Polydore Vergil (A.D. 1550), in his ‘De Inventoribus Rerum,’ informs us that the Thessalians were reported to have been the first who protected their horses' hoofs with shoes of iron. ‘Hos quoque (Peletronios, qui Thessaliæ populi sunt) primos equorum ungulas munire ferreis soleis cœpisse ferunt.’[1] This author, whose Latin was generally more elegant than his descriptions were faithful, does not give his authorities for this statement, which is unsupported by any proof of its correctness. In all likelihood, as Mr Pegge observes,[2] he has misled himself by referring to Virgil, where that poet asserts that

‘The Pelian Lapithæ
Invented bits, and mounted on the back;
Broke horses to the ring, and made them spring
Under the arm'd, and proudly pace the round.’[3]
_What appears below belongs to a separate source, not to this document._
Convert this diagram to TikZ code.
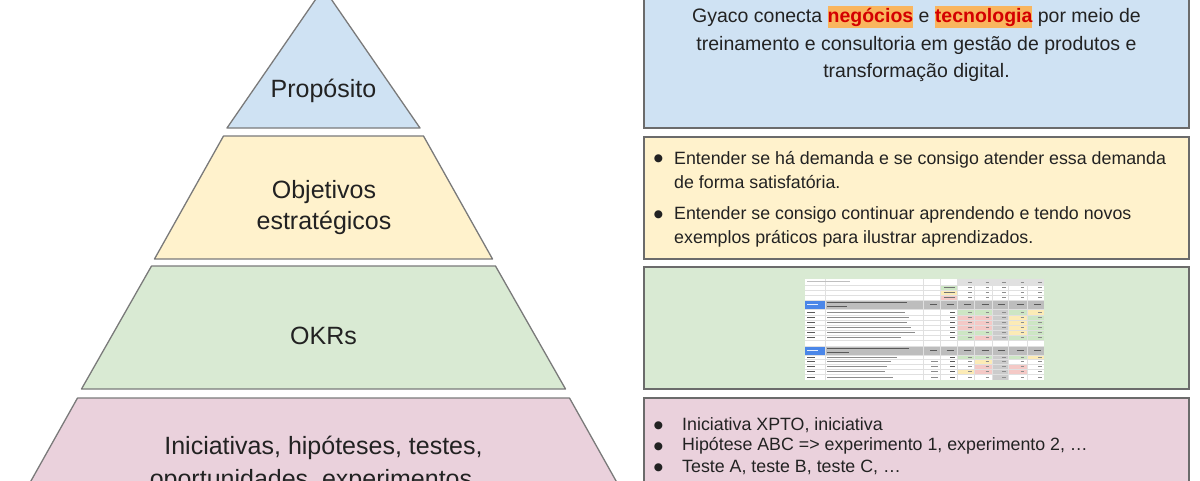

Vergil made a mistake, or allowed himself to be deceived, when he described these primitive people of North Greece as the inventors of horse-shoes.

If we turn from the Greek writers who lived previous to our era, to the wonderful productions of the Greek sculptors, those divine works of art—those graceful chisellings portraying groups of men and horses, which are

  1. Lib. ii. cap. 12.
  2. Archæologia, 1776.
  3. Georgics, iii. 115:

    ‘Frena Pelethronii Lapithæ gyrosque dedere

    Impositi dorso, atque equitem docuere sub armis

    Insultare solo, et gressus glomerare superbos.’